When we look at any of the big abstract paintings Clyfford Still did in the 50s, do we feel something in common? We do so more easily in front of Abstract Expressionist paintings, like Still’s, than VanGogh’s expressions. Abstract Expressionists took out every obvious, personal and current image from their paintings to give us a head start.
Still & Art is the current show at the Clyfford Still Museum, where all the shows are Still’s work. The creative diversity of exhibition that the museum has showcased with the limitation of one artist’s work is continued with this one curated by David Anfam. The concept is that Still knew a lot about art and art history, and although he famously said his would was influenced by no one, Anfam has brought into the museum’s galleries a plethora of suspects. Reproductions of VanGogh’s, DaVinci’s and other abstract expressionist works are on the wall next to works by Still. Anfam documents how and when Still would have seen these works and while a very self-directed artist Still did look at a lot of nature, popular media and art. To help viewers compare the influences to some of Still big works, the museum hands out a augmented-reality device that you carry around the galleries. Pointing this device at the wall virtual paintings pop up next to the Still painting.
Why does this curator’s highly intellectual art historian’s gaze at Still’s influences make me think that Abstract Expressionism takes us back to a common human reaction to any image? Some of the virtual paintings that are in the gallery with Still’s paintings are Van Gogh’s, his classic compositions like “Starry Night”. The low horizon line and the tall darkness comes across in an abstraction that is all night-like color and just a little of anything else down in the far left corner. All this is to say that the abstract painter, Mr. Still, was composing the painting – intentionally – just as an more representational painter might do.

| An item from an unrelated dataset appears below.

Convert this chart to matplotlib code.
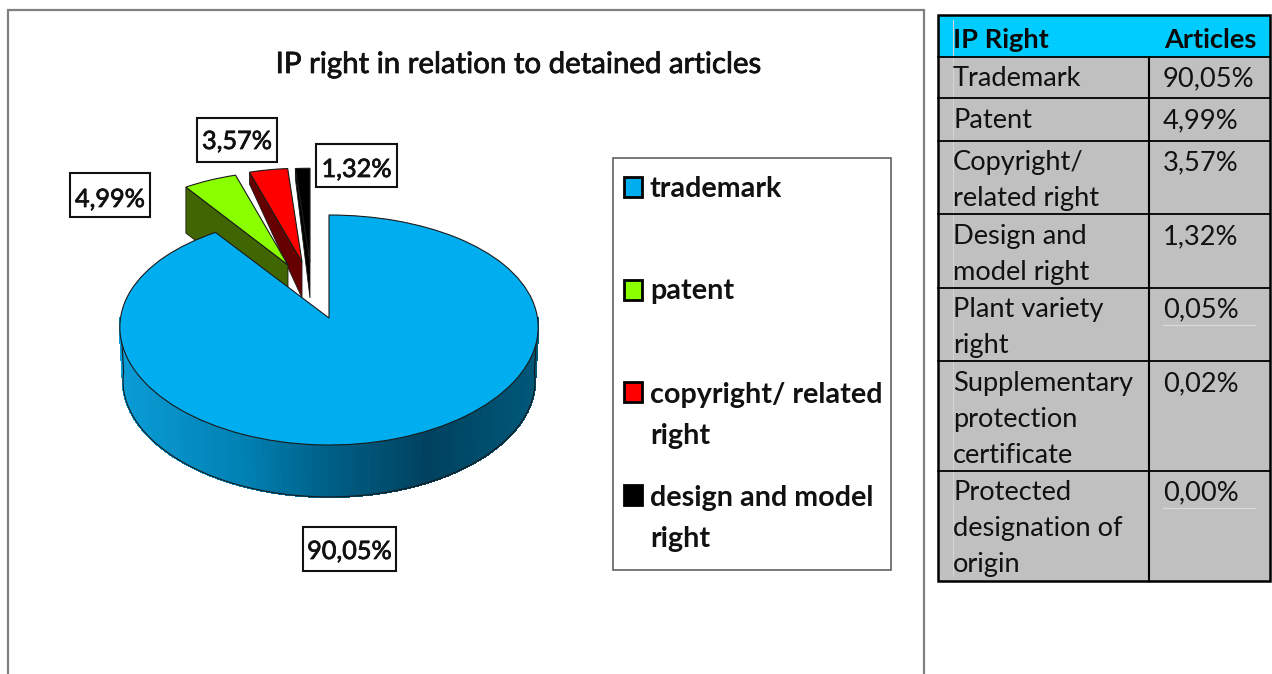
import numpy as np
import matplotlib
matplotlib.use("Agg")
import matplotlib.pyplot as plt
import matplotlib.patheffects as pe
from matplotlib.transforms import Transform
from matplotlib.patches import Rectangle, Polygon
from matplotlib.collections import PolyCollection
from matplotlib.colors import LinearSegmentedColormap

# ---- data ----
title = "IP right in relation to detained articles"
pie_values = [90.05, 4.99, 3.57, 1.32]
pie_names = ["trademark", "patent", "copyright/ related\nright", "design and model\nright"]
table_headers = ["IP Right", "Articles"]
table_names = ["Trademark", "Patent", "Copyright/\nrelated right", "Design and\nmodel right",
               "Plant variety\nright", "Supplementary\nprotection\ncertificate",
               "Protected\ndesignation of\norigin"]
table_values = [90.05, 4.99, 3.57, 1.32, 0.05, 0.02, 0.00]

# ---- styles ----
top_colors = ["#00AEEF", "#89FF00", "#FF0000", "#000000"]
side_colors = [None, "#3F6600", "#660000", "#000000"]
FONT = "Lato"
W, H = 1272, 674
thick = [pe.withStroke(linewidth=0.55, foreground="#111111")]


def pct(v):
    return f"{v:.2f}".replace(".", ",") + "%"


class Persp(Transform):
    """Unit circle -> pixel plane, tilted with a slight perspective."""
    input_dims = 2
    output_dims = 2
    is_affine = False

    def __init__(self, ox, oy, sx=1.0, sy=1.0):
        super().__init__()
        self.ox, self.oy, self.sx, self.sy = ox, oy, sx, sy

    def transform_non_affine(self, v):
        v = np.asarray(v, float)
        x, y = v[:, 0], v[:, 1]
        px = self.ox + self.sx * 208.5 * x * (1 - 0.08 * y)
        py = self.oy - self.sy * (115 * y - 12 * y * y)
        return np.column_stack([px, py])


fig = plt.figure(figsize=(W / 100, H / 100), dpi=100, facecolor="white")
ax = fig.add_axes([0, 0, 1, 1])
wedges, _ = ax.pie(pie_values, colors=top_colors, startangle=90, counterclock=False,
                   radius=1, wedgeprops=dict(edgecolor="#1a1a1a", linewidth=0.8))
ax.set_aspect("auto")
ax.set_xlim(0, W)
ax.set_ylim(H, 0)
ax.axis("off")

# placement of each slice: apex, shrink, and side depths at the outer corner / apex
slice_pos = [
    dict(ox=329, oy=318, sx=1, sy=1),
    dict(ox=288, oy=265, sx=0.90, sy=0.91),
    dict(ox=302, oy=262, sx=0.90, sy=0.91),
    dict(ox=310, oy=262, sx=0.92, sy=0.91),
]
side_depth = [None, (46, 46), (12, 36), (10, 36)]
draw_z = [10, 7, 5, 3]

for i, w in enumerate(wedges):
    tr = Persp(**slice_pos[i])
    w.set_transform(tr + ax.transData)
    w.set_zorder(draw_z[i] + 1)
    w.set_clip_on(False)
    if side_colors[i]:
        a = np.deg2rad(w.theta2)
        d1, d2 = side_depth[i]
        corner = tr.transform(np.array([[np.cos(a), np.sin(a)]]))[0]
        apex = tr.transform(np.array([[0.0, 0.0]]))[0]
        ax.add_patch(Polygon([corner, apex, apex + [0, d2], corner + [0, d1]],
                             closed=True, facecolor=side_colors[i], edgecolor="#1a1a1a",
                             linewidth=0.6, zorder=draw_z[i]))

# rim of the large slice with its horizontal shading
big = wedges[0]
tr0 = Persp(**slice_pos[0])
ang = np.deg2rad(np.linspace(180, 360, 181))
ang = ang[(ang >= np.deg2rad(big.theta1 + 360)) | (ang <= np.deg2rad(big.theta2 + 360))]
upper = tr0.transform(np.column_stack([np.cos(ang), np.sin(ang)]))
lower = tr0.transform(np.column_stack([0.985 * np.cos(ang), 0.985 * np.sin(ang)])) + [0, 54]
rim_cmap = LinearSegmentedColormap.from_list(
    "rim", [(0, "#0A9CD6"), (0.3, "#0080B2"), (0.5, "#005F86"), (0.74, "#00425F"), (1, "#005879")])
polys, cols = [], []
for k in range(len(ang) - 1):
    polys.append([upper[k], upper[k + 1], lower[k + 1], lower[k]])
    cols.append(rim_cmap((upper[k, 0] - upper[0, 0]) / (upper[-1, 0] - upper[0, 0])))
ax.add_collection(PolyCollection(polys, facecolors=cols, edgecolors=cols, linewidths=1.0,
                                 antialiaseds=False, zorder=10))
ax.plot(lower[:, 0], lower[:, 1], color="#1a1a1a", lw=0.8, zorder=10.5)
ax.plot([upper[0, 0], lower[0, 0]], [upper[0, 1], lower[0, 1]], color="#1a1a1a", lw=0.8, zorder=10.5)
ax.plot([upper[-1, 0], lower[-1, 0]], [upper[-1, 1], lower[-1, 1]], color="#1a1a1a", lw=0.8, zorder=10.5)

# chart frame (runs off the bottom of the picture)
ax.plot([8, 8, 924, 924], [H, 9.5, 9.5, H], color="#808080", lw=1.6, zorder=1, solid_joinstyle="miter")

ax.text(518, 73, title, ha="center", va="baseline", fontsize=21.2, family=FONT,
        color="#111111", zorder=20, path_effects=thick)

# value labels
label_boxes = [(303, 527, 93, 44), (70, 173, 80, 44), (197, 118, 80, 44), (316, 144, 81, 43)]
label_base = [559, 207, 149, 177]
for v, (x, y, bw, bh), b in zip(pie_values, label_boxes, label_base):
    ax.add_patch(Rectangle((x, y), bw, bh, fc="white", ec="#111111", lw=1.5, zorder=15))
    ax.text(x + bw / 2, b, pct(v), ha="center", va="baseline", fontsize=18.2, family=FONT,
            color="#111111", zorder=16, path_effects=thick)

# legend
ax.add_patch(Rectangle((613, 157.5), 278, 412, fc="white", ec="#555555", lw=1.1, zorder=2))
leg_swatch_y = [177, 280, 382, 485]
leg_base = [[197], [299], [403, 444], [506, 547]]
for name, col, sy, bases in zip(pie_names, top_colors, leg_swatch_y, leg_base):
    ax.add_patch(Rectangle((624, sy), 18, 20, fc=col, ec="#000000", lw=2, zorder=3))
    for line, b in zip(name.split("\n"), bases):
        ax.text(650, b, line, ha="left", va="baseline", fontsize=20.7, family=FONT,
                weight="bold", color="#111111", zorder=3)

# table
tx0, tx1, tdiv = 938, 1270, 1149
row_edges = [15, 56.5, 98, 141, 214, 288, 361, 471, 581]
ax.add_patch(Rectangle((tx0, row_edges[0]), tx1 - tx0, row_edges[1] - row_edges[0],
                       fc="#00CCFF", ec="none", zorder=2))
ax.add_patch(Rectangle((tx0, row_edges[1]), tx1 - tx0, row_edges[-1] - row_edges[1],
                       fc="#C0C0C0", ec="none", zorder=2))
ax.plot([952.5, 952.5], [20, 576], color="#D4D4D4", lw=0.8, zorder=2.5)
for e in row_edges[1:-1]:
    ax.plot([tx0, tx1], [e, e], color="black", lw=1.3, zorder=3)
ax.plot([tdiv, tdiv], [row_edges[1], row_edges[-1]], color="black", lw=1.5, zorder=3)
ax.add_patch(Rectangle((tx0, row_edges[0]), tx1 - tx0, row_edges[-1] - row_edges[0],
                       fc="none", ec="black", lw=1.8, zorder=4))
for y in (325, 508):
    ax.plot([1163, 1255], [y, y], color="#DADADA", lw=0.9, zorder=2.5)

ax.text(953, 48, table_headers[0], fontsize=19.6, family=FONT, weight="bold", va="baseline", color="#0a0a0a", zorder=5)
ax.text(1164, 48, table_headers[1], fontsize=19.6, family=FONT, weight="bold", va="baseline", color="#0a0a0a", zorder=5)
table_base = [[86], [128], [170, 206], [244, 280], [317, 353], [391, 427, 463], [500, 536, 572]]
for name, v, bases in zip(table_names, table_values, table_base):
    for line, b in zip(name.split("\n"), bases):
        ax.text(953, b, line, fontsize=19.6, family=FONT, va="baseline", color="#111111", zorder=5)
    ax.text(1163, bases[0], pct(v), fontsize=19.6, family=FONT, va="baseline", color="#111111", zorder=5)

fig.savefig("out.png", dpi=100, facecolor="white")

Viewers can certainly make up any story they want to go with either the VanGogh (although a daytime story would seem a little daft) or the Still, but if we acted enough people we’d get a general consensus, I think, that we feel small and amazed by both of them. And that’s because the composition goes to our primal, human feelings.

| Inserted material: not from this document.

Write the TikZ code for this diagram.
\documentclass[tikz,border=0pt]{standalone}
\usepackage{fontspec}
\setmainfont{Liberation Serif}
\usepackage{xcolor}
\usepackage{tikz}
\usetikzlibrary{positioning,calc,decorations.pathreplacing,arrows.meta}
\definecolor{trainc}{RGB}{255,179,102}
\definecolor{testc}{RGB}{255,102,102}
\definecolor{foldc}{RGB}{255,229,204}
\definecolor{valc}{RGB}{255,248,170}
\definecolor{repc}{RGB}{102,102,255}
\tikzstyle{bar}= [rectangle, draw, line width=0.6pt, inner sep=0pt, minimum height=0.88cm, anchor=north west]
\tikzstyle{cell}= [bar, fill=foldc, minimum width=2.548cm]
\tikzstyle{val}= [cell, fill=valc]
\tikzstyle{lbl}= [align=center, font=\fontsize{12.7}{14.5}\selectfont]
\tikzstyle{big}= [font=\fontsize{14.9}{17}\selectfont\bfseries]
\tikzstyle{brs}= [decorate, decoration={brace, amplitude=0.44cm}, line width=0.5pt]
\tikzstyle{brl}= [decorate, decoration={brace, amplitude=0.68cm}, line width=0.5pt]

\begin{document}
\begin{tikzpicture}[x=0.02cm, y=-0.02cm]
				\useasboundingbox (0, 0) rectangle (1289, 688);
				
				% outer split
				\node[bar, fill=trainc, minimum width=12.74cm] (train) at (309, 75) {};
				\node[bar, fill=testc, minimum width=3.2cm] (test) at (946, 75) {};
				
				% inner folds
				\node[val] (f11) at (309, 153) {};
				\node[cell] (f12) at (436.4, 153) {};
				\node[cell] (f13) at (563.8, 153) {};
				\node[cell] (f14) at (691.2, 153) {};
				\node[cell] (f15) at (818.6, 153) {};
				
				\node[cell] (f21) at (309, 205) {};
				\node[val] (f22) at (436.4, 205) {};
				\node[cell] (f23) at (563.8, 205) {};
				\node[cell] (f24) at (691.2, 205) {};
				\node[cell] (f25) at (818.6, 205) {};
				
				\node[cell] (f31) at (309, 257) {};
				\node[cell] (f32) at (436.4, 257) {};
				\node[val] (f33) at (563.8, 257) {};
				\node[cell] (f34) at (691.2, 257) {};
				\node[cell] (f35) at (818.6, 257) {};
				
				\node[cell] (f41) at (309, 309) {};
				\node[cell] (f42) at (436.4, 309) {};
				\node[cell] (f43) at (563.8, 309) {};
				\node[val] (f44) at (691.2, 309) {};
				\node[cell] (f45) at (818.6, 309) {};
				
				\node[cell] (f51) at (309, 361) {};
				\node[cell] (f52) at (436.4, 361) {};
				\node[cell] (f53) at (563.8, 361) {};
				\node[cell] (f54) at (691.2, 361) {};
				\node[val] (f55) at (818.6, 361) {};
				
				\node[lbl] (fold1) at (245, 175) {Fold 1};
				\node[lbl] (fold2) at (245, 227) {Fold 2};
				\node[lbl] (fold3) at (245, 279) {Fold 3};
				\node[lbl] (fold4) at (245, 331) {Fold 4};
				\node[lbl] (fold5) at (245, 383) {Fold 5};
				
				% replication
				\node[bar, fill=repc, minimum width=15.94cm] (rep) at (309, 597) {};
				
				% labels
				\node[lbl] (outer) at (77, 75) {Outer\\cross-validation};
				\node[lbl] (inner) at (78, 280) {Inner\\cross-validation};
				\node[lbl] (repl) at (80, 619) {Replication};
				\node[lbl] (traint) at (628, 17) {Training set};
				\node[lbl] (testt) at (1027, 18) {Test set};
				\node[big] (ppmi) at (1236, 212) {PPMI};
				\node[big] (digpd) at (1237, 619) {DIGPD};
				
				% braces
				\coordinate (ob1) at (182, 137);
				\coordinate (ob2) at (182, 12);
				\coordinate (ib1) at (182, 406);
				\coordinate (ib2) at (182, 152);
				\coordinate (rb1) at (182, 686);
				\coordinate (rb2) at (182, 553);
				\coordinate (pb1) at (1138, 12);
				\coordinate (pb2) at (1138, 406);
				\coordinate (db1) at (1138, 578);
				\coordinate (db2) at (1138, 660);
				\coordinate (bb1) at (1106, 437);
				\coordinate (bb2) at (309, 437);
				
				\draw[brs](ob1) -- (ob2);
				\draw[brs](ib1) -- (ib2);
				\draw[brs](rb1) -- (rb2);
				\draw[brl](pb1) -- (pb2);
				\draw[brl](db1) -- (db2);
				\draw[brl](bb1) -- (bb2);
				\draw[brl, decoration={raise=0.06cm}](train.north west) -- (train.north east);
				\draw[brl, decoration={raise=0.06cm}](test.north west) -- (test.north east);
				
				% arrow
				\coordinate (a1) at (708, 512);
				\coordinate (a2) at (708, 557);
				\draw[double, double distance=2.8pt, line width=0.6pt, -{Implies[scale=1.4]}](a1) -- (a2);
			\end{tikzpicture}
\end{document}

Last spring we saw a show at the same museum curated by the L.A. painter Mark Bradford called Shade. In that show was a large nearly black and white painting with lots of dark black marks – vertical lightening bolts painted and bunched on top of one another, seeming to be different (like snowflakes) and of different size. My sister, who would be the first person to say she knows nothing about painting, said that painting feels like a lot of people, maybe dead or spirit people, marking into the distance together. As she was telling me this in the museum, someone else came up and said they saw the same thing. Someone else felt it was about a tribe, or a grove of trees – some collective living. This all came from minute, just a few, standing in front of this piece.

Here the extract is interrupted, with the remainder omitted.